Goons on IceIf you have nothing to do this Queen’s Birthday long weekend, you should put on some winter woollies and head out to Penrith (okay, I know I’ve probably lost you already, but try to stay with me) for the 2016 Australian Ice Hockey League All-Star Weekend. I have absolutely no intention of doing so myself, but I’d like at least one person to go and give me a report on the festivities.
Ice hockey has always held a queer sort of affection in my heart since my early years playing NHLPA Hockey ’93 on Sega Mega Drive. We would stay up all night playing this exotic game, and names like Steve Yzerman and Sergei Federov are forever burned in my psyche (I played with the Detroit Redwings).

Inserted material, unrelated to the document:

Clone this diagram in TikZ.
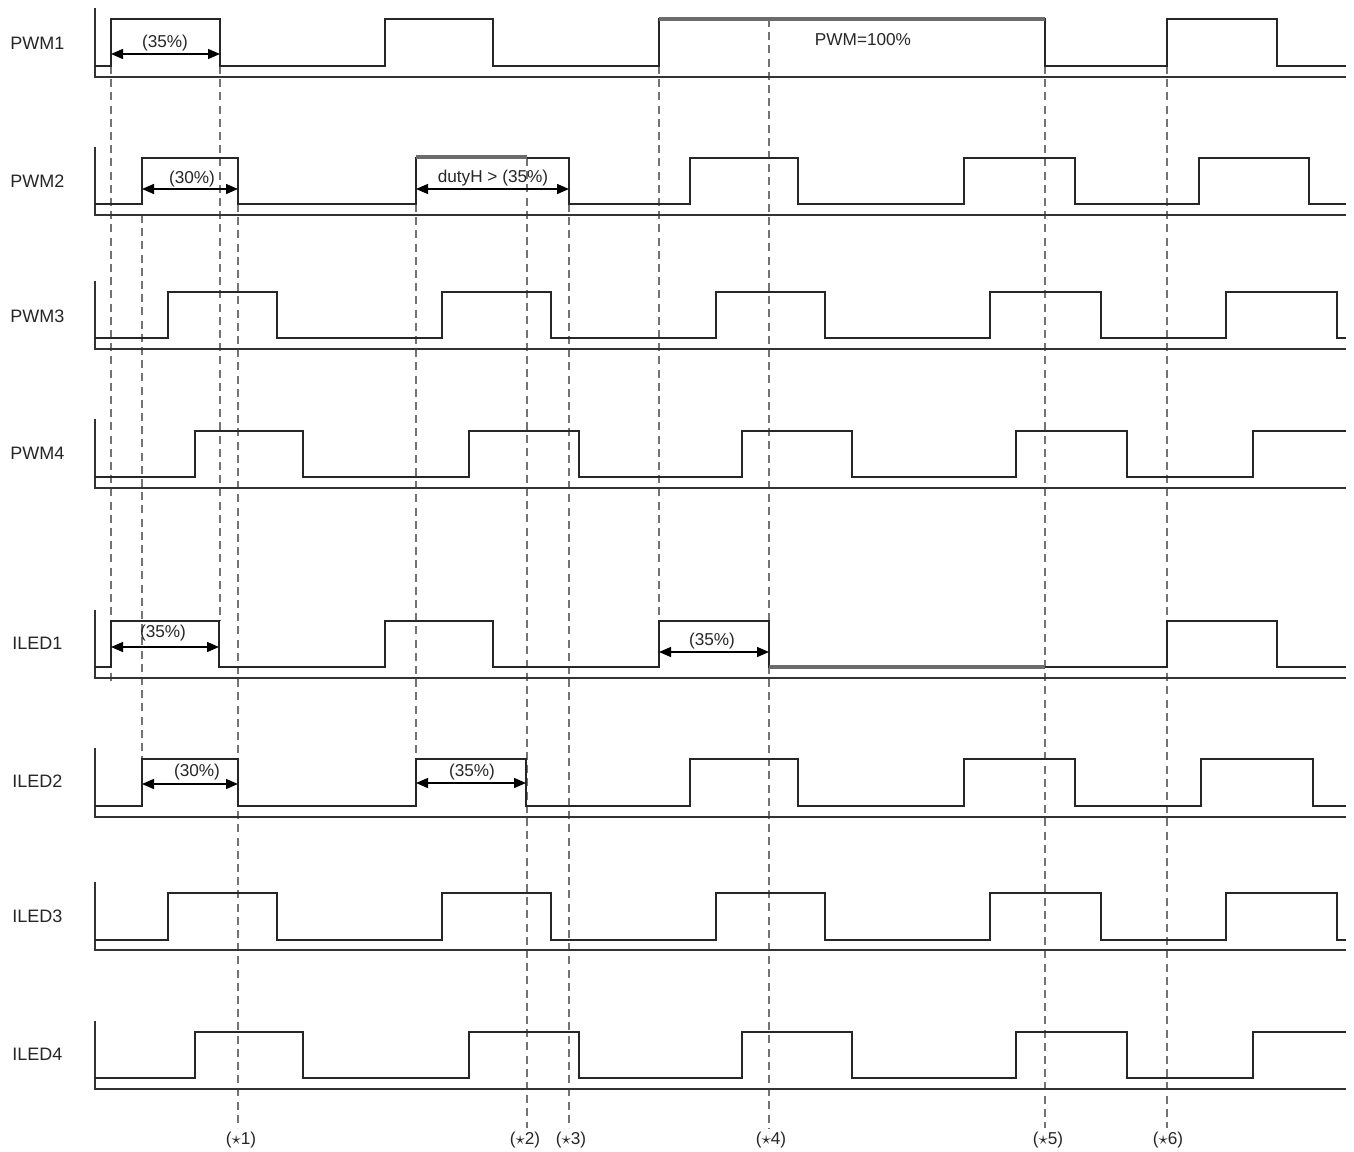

The highlight, of course, was the fights. If you felt the game getting away from you, you’d try to start a bingle and injure one of the opposition’s star players. I’m not sure what this says about my ten-year-old self, but I’m comfortable in blaming the game for encouraging me to behave like that. Because that’s what people do, isn’t it? People only steal cars because they’ve played GTA, right?
I’m sure the ice hockey connoisseurs out there will be shaking their heads as I debase their game to a violent slog fest, and for this I apologise. I acknowledge there is also an incredible amount of skill needed to play ice hockey. My own experience of ice skating is looking like a nervous simpleton for a few hours and then limping away with a sore tailbone and dented pride. Put a puck in front of me and I’m likely to slip over and swallow it.
Make no mistake, though, it is also a brutal sport. They have players whose sole role is to come on and start fights to change momentum – kind of like the lowest level of suburban rugby league, except the players are on a different kind of ice.
These ‘enforcers’ might claim they only respond to dirty play from the other side, but I’m not buying it; I’ve seen ‘Goon’. If you haven’t, and you like sports movies, I highly recommend you do (it has recently started streaming on the local version of Netflix). It has Sean William-Scott in it, but don’t let that deter you; it’s some of his best work. Based on a true story, it follows the unlikely path of a guy who gets drafted to play professional hockey, primarily because he can hand out a beating when necessary. Confrontingly violent, it is also quite uplifting and heartfelt. Who doesn’t like an underdog story?
The fact that there is even a functioning ice hockey league in Australia is an underdog story in itself. The idea of this sport thriving here seems so incongruous with our sun soaked lifestyle. I like it. I’ll be damned if I’ll head out to Penrith to watch it, but I love the fact I could if I wanted to.